In general, access to information is difficult to obtain: information gathering and processing expertise, therefore, are particularly valuable and provide important competitive advantages. An example of this can be found in Singapore, where the WYWY company gathers and processes very substantial volumes of data obtained from customers and distributors of the high-technology products which it sells, so as to determine their exact position in the markets.

Taiwan has an excellent system for scientific and technical information-gathering about world markets and competition. It has well-organized sources of public or semi-public information and is able, for instance, to supply international data on technologies and management projects.

Very little information is available on the Indonesian economic intelligence system. However, the creation of the Indonesian Muslim Intellectual Association (ICMI) in 1990 is an interesting step, its role being to bring together élites around a collective awareness of the importance of human resources as a major factor for development. In 1993, ICMI established the Centre for Information and Development Studies (CIDES), which is a think-tank with several responsibilities: to undertake studies, to disseminate information, to create databases, to organize seminars and to monitor the promotion of a development policy, particularly in the scientific and technical fields. Partly financed by the Indonesian Government, CIDES also receives support from organizations based in Canada, Germany, Malaysia, Singapore and the United States, to facilitate its entry into world development networks.

Viet Nam, an emerging country, has designed a national development project in which access to infuriation is defined as a priority goal. In 1993, the government fixed priorities for the development of information technologies: access to foreign technologies, training of individuals, development of 'open systems', and the introduction of these technologies into the sphere of socio-economic activities in order to enhance the quality and effectiveness of management. The government wishes to set up a data system suitable for use by both the state and economic players, and open to international networks. The ultimate intention is to disseminate 'culture and information' and join in the developing information society.

Conclusions

The introduction of economic intelligence systems is clearly a matter of vital importance to developing countries. This subject was dealt with in detail by experts in the late 1970s, but did not generate any special dynamic at the time. It is true that the approach is complex because full account must be taken of development disparities between different countries, the existence or otherwise of concrete national development projects and, above all, of local information cultures. Innovation is vital in this area, but without the oversimplistic transfer of models designed in the North.

Issues and trends

This debate has become vital. Disparities in access to global trade are widening, and industrial and technological inequalities are aggravated by information inequalities. This twofold phenomenon emphasizes both the dependence on knowledge and the exclusion of the poorer countries. 'Production systems based on information will increasingly marginalize developing countries and consequently exclude them from advanced manufacturing processes and world trade, so effectively increasing their poverty,' concluded the Zambian Information Development Centre. Systems to gather and process information, if they exist at all, remain unreliable, particularly in relation to local environments. The lack of data adapted to economic and technical realities and hence to the real needs of these countries results in erroneous, and therefore costly, strategic decisions.

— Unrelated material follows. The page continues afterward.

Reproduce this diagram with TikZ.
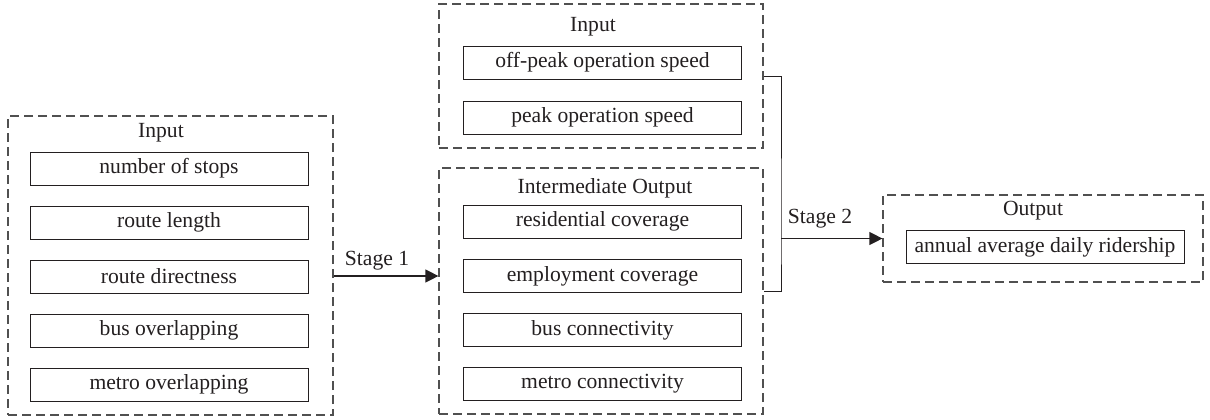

Economic intelligence is a lever which will enable the countries of the South gradually to restore the balance of their negotiating power in the context of the overall world economic balance of power. A central theme in relations between the countries of the South and North is undoubtedly their respective understanding of their information cultures, as a way to a new form of co-operation. After all, that was one of the goals established by governments when founding UNESCO.